>> BEGIN Records supplied

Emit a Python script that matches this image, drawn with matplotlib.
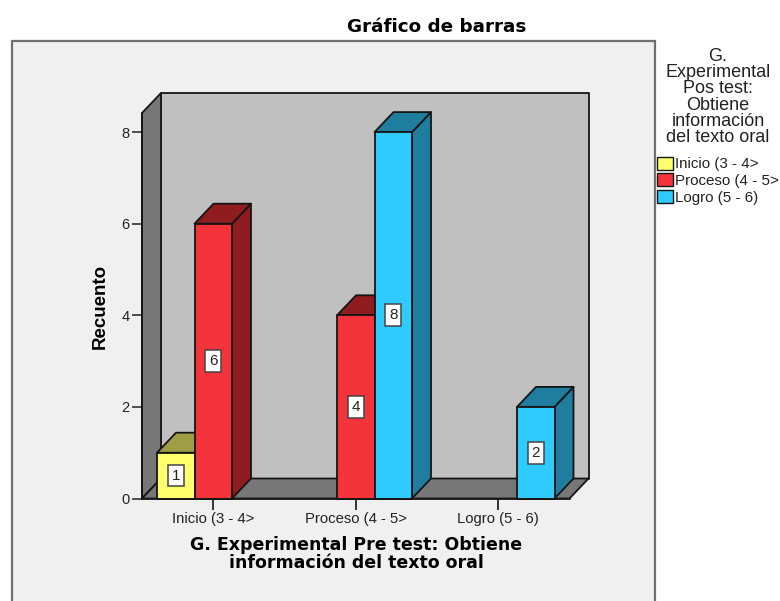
import matplotlib
matplotlib.use('Agg')
import matplotlib.pyplot as plt
from matplotlib.patches import Polygon, Rectangle, Patch

plt.rcParams['font.family'] = ['Liberation Sans', 'DejaVu Sans']

categories = ['Inicio (3 - 4>', 'Proceso (4 - 5>', 'Logro (5 - 6)']
series_names = ['Inicio (3 - 4>', 'Proceso (4 - 5>', 'Logro (5 - 6)']
inicio = [1, 0, 0]
proceso = [6, 4, 0]
logro = [0, 8, 2]
yticks = [0, 2, 4, 6, 8]

front = ['#FFFF6E', '#F4333A', '#2FCBFF']
dark = ['#A09E45', '#8F1D20', '#1F7EA0']
line = '#151515'

W, H = 780, 601
fig = plt.figure(figsize=(W / 100, H / 100), dpi=100, facecolor='white')

# grey panel, runs off the bottom of the picture
fig.patches.append(Rectangle((12 / W, -0.05), 643 / W, 1.05 - 41 / H, transform=fig.transFigure,
                             facecolor='#F0F0F0', edgecolor='#707070', linewidth=1.6, zorder=-5))

# axes = front face of the 3d box
ax = fig.add_axes([142 / W, 1 - 498.5 / H, 427.5 / W, 385.5 / H])
ax.patch.set_alpha(0)
ymax = 385.5 / 45.8
ax.set_xlim(-0.5, 2.5)
ax.set_ylim(0, ymax)
dx = 19 / 142.5
dy = 20 / 45.8
bw = 37.5 / 142.5


def poly(pts, fc, z):
    ax.add_patch(Polygon(pts, closed=True, facecolor=fc, edgecolor=line, linewidth=1.3,
                         joinstyle='round', clip_on=False, zorder=z))


x0, x1 = -0.5, 2.5
poly([(x0 + dx, dy), (x1 + dx, dy), (x1 + dx, ymax + dy), (x0 + dx, ymax + dy)], '#C0C0C0', 1)
poly([(x0, 0), (x0 + dx, dy), (x0 + dx, ymax + dy), (x0, ymax)], '#777777', 1.1)
poly([(x0, 0), (x1, 0), (x1 + dx, dy), (x0 + dx, dy)], '#777777', 1.2)

z = 2
for i in range(len(categories)):
    for s, vals in enumerate([inicio, proceso, logro]):
        v = vals[i]
        if v == 0:
            continue
        c = i + (s - 1) * bw
        l, r = c - bw / 2, c + bw / 2
        poly([(r, 0), (r + dx, dy), (r + dx, v + dy), (r, v)], dark[s], z)
        poly([(l, v), (r, v), (r + dx, v + dy), (l + dx, v + dy)], dark[s], z)
        poly([(l, 0), (r, 0), (r, v), (l, v)], front[s], z + 0.1)
        ax.text(c, v / 2, str(v), ha='center', va='center', fontsize=11, color='#222222', zorder=50,
                bbox=dict(boxstyle='square,pad=0.25', facecolor='white', edgecolor='#444444', linewidth=1.1))
        z += 1

for side in ['top', 'right']:
    ax.spines[side].set_visible(False)
for side in ['left', 'bottom']:
    ax.spines[side].set_linewidth(1.2)
    ax.spines[side].set_color(line)
    ax.spines[side].set_zorder(40)

ax.set_xticks(range(len(categories)))
ax.set_xticklabels(categories, fontsize=10.7, color='#222222')
ax.set_yticks(yticks)
ax.tick_params(axis='y', labelsize=10.5, length=7, width=1.1, pad=2, colors='#222222')
ax.tick_params(axis='x', length=8, width=1.1, pad=1.5)

ax.set_ylabel('Recuento', fontsize=13.5, fontweight='bold', labelpad=8)
ax.yaxis.set_label_coords((109 - 142) / 427.5, (498.5 - 306.5) / 385.5)
fig.text(356 / W, 1 - 554 / H, 'G. Experimental Pre test: Obtiene\ninformación del texto oral',
         ha='center', va='center', fontsize=12.5, fontweight='bold', family='DejaVu Sans', linespacing=0.93)
fig.text(437 / W, 1 - 26.5 / H, 'Gráfico de barras', ha='center', va='center', fontsize=13.2, fontweight='bold',
         family='DejaVu Sans')

fig.text(718 / W, 1 - 97 / H, 'G.\nExperimental\nPos test:\nObtiene\ninformación\ndel texto oral',
         ha='center', va='center', fontsize=13, color='#222222', linespacing=0.94)

handles = [Patch(facecolor=front[i], edgecolor=line, linewidth=1) for i in range(3)]
fig.legend(handles, series_names, loc='upper left', bbox_to_anchor=(654 / W, 1 - 153.5 / H), frameon=False,
           fontsize=10.9, handlelength=1.05, handleheight=0.95, handletextpad=0.12, labelspacing=0.14,
           borderpad=0.2, borderaxespad=0, labelcolor='#222222')

fig.savefig('out.png', dpi=100)
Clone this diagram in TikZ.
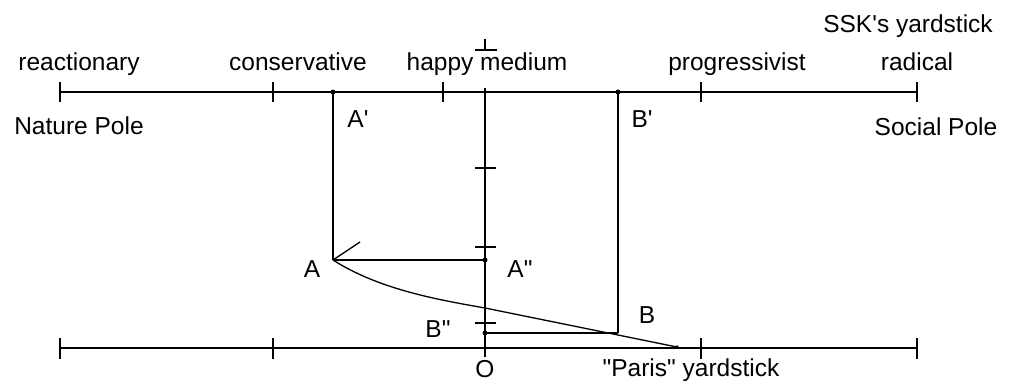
\documentclass[tikz,border=0pt]{standalone}
\usepackage{fontspec}
\setmainfont{Liberation Sans}
\newcommand{\sq}{\textquotesingle}
\newcommand{\dq}{\textquotedbl}
\begin{document}
\begin{tikzpicture}[x=1pt,y=-1pt,line width=1.3pt,
  lbl/.style={anchor=base,inner sep=0pt,font=\fontsize{24.5}{28}\selectfont},
  dotm/.style={circle,fill=black,inner sep=0pt,minimum size=5pt}]
\useasboundingbox (0,0) rectangle (1011,381);
% top scale (SSK's yardstick)
\coordinate (TL) at (60,92);
\coordinate (TR) at (917,92);
\draw (TL) -- (TR);
\foreach \x in {60,273,443,701,917} \draw (\x,82) -- (\x,102);
% bottom scale (Paris yardstick)
\coordinate (BL) at (60,348);
\coordinate (BR) at (917,348);
\draw (BL) -- (BR);
\foreach \x in {60,273,701,917} \draw (\x,338) -- (\x,359);
% vertical axis
\coordinate (Vt) at (485,88);
\coordinate (Vb) at (485,357);
\draw (Vt) -- (Vb);
\draw (485,39) -- (485,50) (475,50) -- (497,50);
\foreach \y in {168,247,323} \draw (475,\y) -- (496,\y);
% points
\node[dotm] (Ap) at (333,92) {};
\node[dotm] (Bp) at (618,92) {};
\coordinate (A) at (333,260);
\node[dotm] (App) at (485,260) {};
\coordinate (B) at (618,333);
\node[dotm] (Bpp) at (485,333) {};
\coordinate (E) at (677,347);
\draw (Ap.center) -- (A);
\draw (A) -- (App.center);
\draw (Bp.center) -- (B);
\draw (Bpp.center) -- (B);
\draw (A) -- (360,242);
\draw (A) .. controls (380,290) and (440,300) .. (485,308) -- (E);
\fill (E) circle (1.8pt);
% labels
\node[lbl] at (908,32) {SSK\sq s yardstick};
\node[lbl] at (79,70) {reactionary};
\node[lbl] at (298,70) {conservative};
\node[lbl] at (487,70) {happy medium};
\node[lbl] at (737,70) {progressivist};
\node[lbl] at (917,70) {radical};
\node[lbl] at (79,134) {Nature Pole};
\node[lbl] at (936,135) {Social Pole};
\node[lbl] at (358,127) {A\sq};
\node[lbl] at (642,127) {B\sq};
\node[lbl] at (312,277) {A};
\node[lbl] at (520,277) {A\dq};
\node[lbl] at (647,323) {B};
\node[lbl] at (438,337) {B\dq};
\node[lbl] at (485,377) {O};
\node[lbl] at (691,376) {\dq Paris\dq{} yardstick};
\end{tikzpicture}
\end{document}
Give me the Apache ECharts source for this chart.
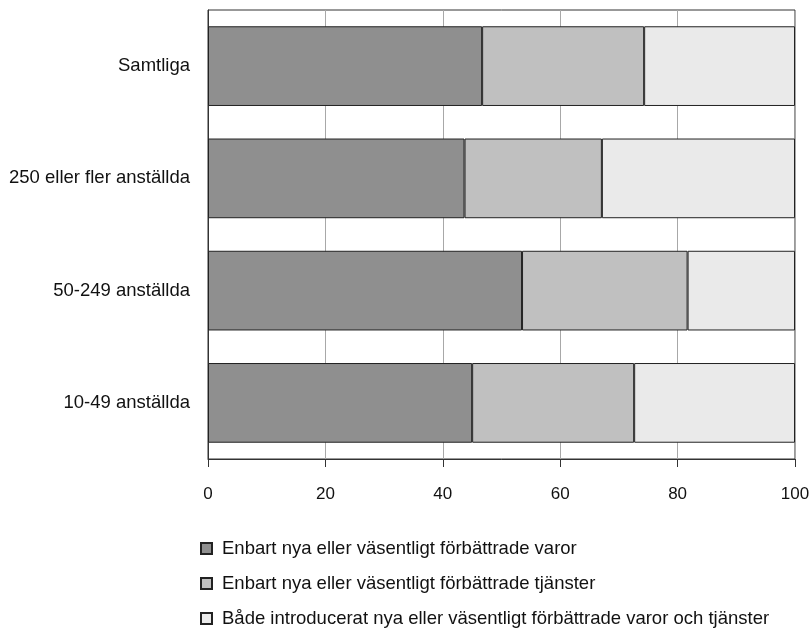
<!DOCTYPE html>
<html>
<head>
<meta charset="utf-8">
<script src="https://cdn.jsdelivr.net/npm/echarts@6/dist/echarts.min.js"></script>
<style>
html,body{margin:0;padding:0;background:#fff;}
#chart{width:811px;height:638px;}
</style>
</head>
<body>
<div id="chart"></div>
<script>
var categories = ['Samtliga', '250 eller fler anställda', '50-249 anställda', '10-49 anställda'];
var seriesNames = [
  'Enbart nya eller väsentligt förbättrade varor',
  'Enbart nya eller väsentligt förbättrade tjänster',
  'Både introducerat nya eller väsentligt förbättrade varor och tjänster'
];
var varor = [46.7, 43.7, 53.5, 45.0];
var tjanster = [27.6, 23.4, 28.2, 27.6];
var bada = [25.7, 32.9, 18.3, 27.4];
var xTicks = [0, 20, 40, 60, 80, 100];

var FONT = '"Liberation Sans", Arial, sans-serif';
var colors = ['#8f8f8f', '#c0c0c0', '#eaeaea'];
var values = [varor, tjanster, bada];

var chart = echarts.init(document.getElementById('chart'), null, {renderer: 'canvas'});
chart.setOption({
  animation: false,
  textStyle: {fontFamily: FONT},
  grid: {left: 208, right: 16, top: 10, bottom: 179, show: true, borderColor: '#333', borderWidth: 1,
         containLabel: false, outerBoundsMode: 'none'},
  legend: {
    orient: 'vertical',
    left: 200,
    top: 539,
    padding: 0,
    itemWidth: 11,
    itemHeight: 11,
    itemGap: 16,
    icon: 'rect',
    textStyle: {fontFamily: FONT, fontSize: 18.5, color: '#111', padding: [0, 0, 0, 5]},
    data: seriesNames
  },
  xAxis: {
    type: 'value',
    min: xTicks[0],
    max: xTicks[xTicks.length - 1],
    interval: 20,
    axisLine: {show: true, lineStyle: {color: '#333', width: 1}},
    axisTick: {show: true, length: 8, lineStyle: {color: '#333'}},
    axisLabel: {margin: 27, fontFamily: FONT, fontSize: 17, color: '#111'},
    splitLine: {show: true, lineStyle: {color: '#a8a8a8', width: 1}}
  },
  yAxis: {
    type: 'category',
    inverse: true,
    data: categories,
    axisLine: {show: true, lineStyle: {color: '#333', width: 1}},
    axisTick: {show: false},
    axisLabel: {margin: 18, fontFamily: FONT, fontSize: 18.5, color: '#111'},
    splitLine: {show: false}
  },
  series: seriesNames.map(function (name, i) {
    return {
      name: name,
      type: 'bar',
      stack: 'total',
      barCategoryGap: '29%',
      data: values[i],
      itemStyle: {color: colors[i], borderColor: '#222', borderWidth: 1}
    };
  })
});
</script>
</body>
</html>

>> END Records supplied

Problem
Look at the listing and set down only the lines from its start through the line with "line = '#151515'", word for word and without pictures.

Right answer
Emit a Python script that matches this image, drawn with matplotlib.
import matplotlib
matplotlib.use('Agg')
import matplotlib.pyplot as plt
from matplotlib.patches import Polygon, Rectangle, Patch

plt.rcParams['font.family'] = ['Liberation Sans', 'DejaVu Sans']

categories = ['Inicio (3 - 4>', 'Proceso (4 - 5>', 'Logro (5 - 6)']
series_names = ['Inicio (3 - 4>', 'Proceso (4 - 5>', 'Logro (5 - 6)']
inicio = [1, 0, 0]
proceso = [6, 4, 0]
logro = [0, 8, 2]
yticks = [0, 2, 4, 6, 8]

front = ['#FFFF6E', '#F4333A', '#2FCBFF']
dark = ['#A09E45', '#8F1D20', '#1F7EA0']
line = '#151515'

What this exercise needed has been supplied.